Supplied records.
※ ※ ※

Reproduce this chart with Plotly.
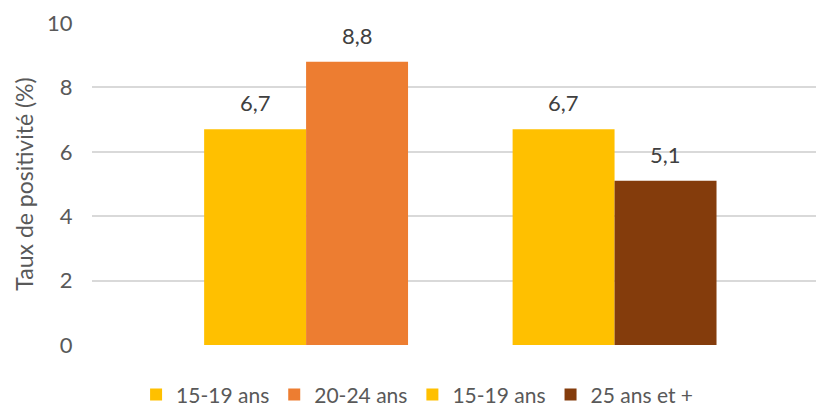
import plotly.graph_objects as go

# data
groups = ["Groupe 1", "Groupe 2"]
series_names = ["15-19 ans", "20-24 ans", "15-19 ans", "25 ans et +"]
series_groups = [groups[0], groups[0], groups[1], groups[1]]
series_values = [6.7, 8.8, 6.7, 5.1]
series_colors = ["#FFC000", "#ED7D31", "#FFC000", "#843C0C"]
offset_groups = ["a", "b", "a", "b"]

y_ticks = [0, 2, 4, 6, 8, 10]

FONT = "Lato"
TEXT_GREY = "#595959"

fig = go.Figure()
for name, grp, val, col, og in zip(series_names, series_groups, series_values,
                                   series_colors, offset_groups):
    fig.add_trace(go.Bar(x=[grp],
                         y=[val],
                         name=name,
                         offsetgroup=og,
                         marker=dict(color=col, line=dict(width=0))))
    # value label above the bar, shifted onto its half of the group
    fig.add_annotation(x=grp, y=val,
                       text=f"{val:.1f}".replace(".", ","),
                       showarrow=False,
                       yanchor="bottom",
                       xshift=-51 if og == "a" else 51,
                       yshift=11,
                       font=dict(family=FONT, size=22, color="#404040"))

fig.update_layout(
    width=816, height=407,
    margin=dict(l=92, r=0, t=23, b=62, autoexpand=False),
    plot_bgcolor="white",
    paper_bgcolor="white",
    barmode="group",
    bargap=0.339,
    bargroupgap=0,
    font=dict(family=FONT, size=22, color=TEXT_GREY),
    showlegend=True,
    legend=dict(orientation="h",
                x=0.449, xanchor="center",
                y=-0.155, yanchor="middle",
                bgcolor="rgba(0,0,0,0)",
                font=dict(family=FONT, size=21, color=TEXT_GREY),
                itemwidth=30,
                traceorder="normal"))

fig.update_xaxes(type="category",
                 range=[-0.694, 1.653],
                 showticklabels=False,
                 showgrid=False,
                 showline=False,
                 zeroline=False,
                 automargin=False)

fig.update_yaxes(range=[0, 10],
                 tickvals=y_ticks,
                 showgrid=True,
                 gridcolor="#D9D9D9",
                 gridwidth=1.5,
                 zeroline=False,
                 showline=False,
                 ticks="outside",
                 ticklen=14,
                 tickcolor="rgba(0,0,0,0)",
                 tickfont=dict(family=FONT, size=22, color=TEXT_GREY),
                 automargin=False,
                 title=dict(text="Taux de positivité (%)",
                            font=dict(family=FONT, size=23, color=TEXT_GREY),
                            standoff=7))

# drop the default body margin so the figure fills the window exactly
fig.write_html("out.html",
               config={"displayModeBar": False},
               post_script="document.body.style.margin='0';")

※ ※ ※

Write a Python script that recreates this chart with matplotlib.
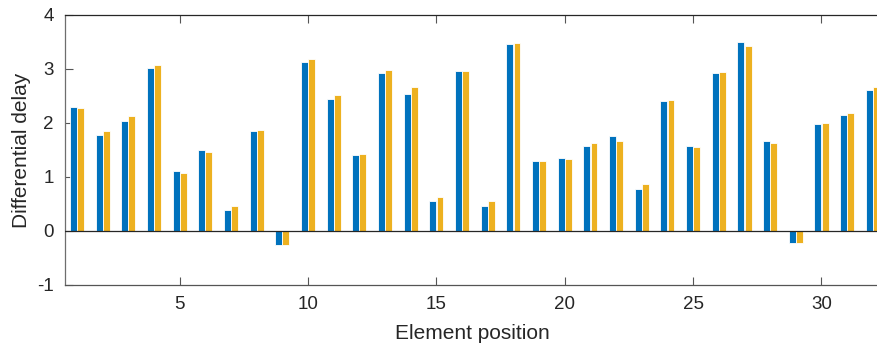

※ ※ ※

What is required. Output nothing except the lines from the one containing "Reproduce this chart with Plotly." through the one containing "import plotly.graph_objects as go", both kept, with the pictures removed.

Solution to the exercise.
Reproduce this chart with Plotly.
import plotly.graph_objects as go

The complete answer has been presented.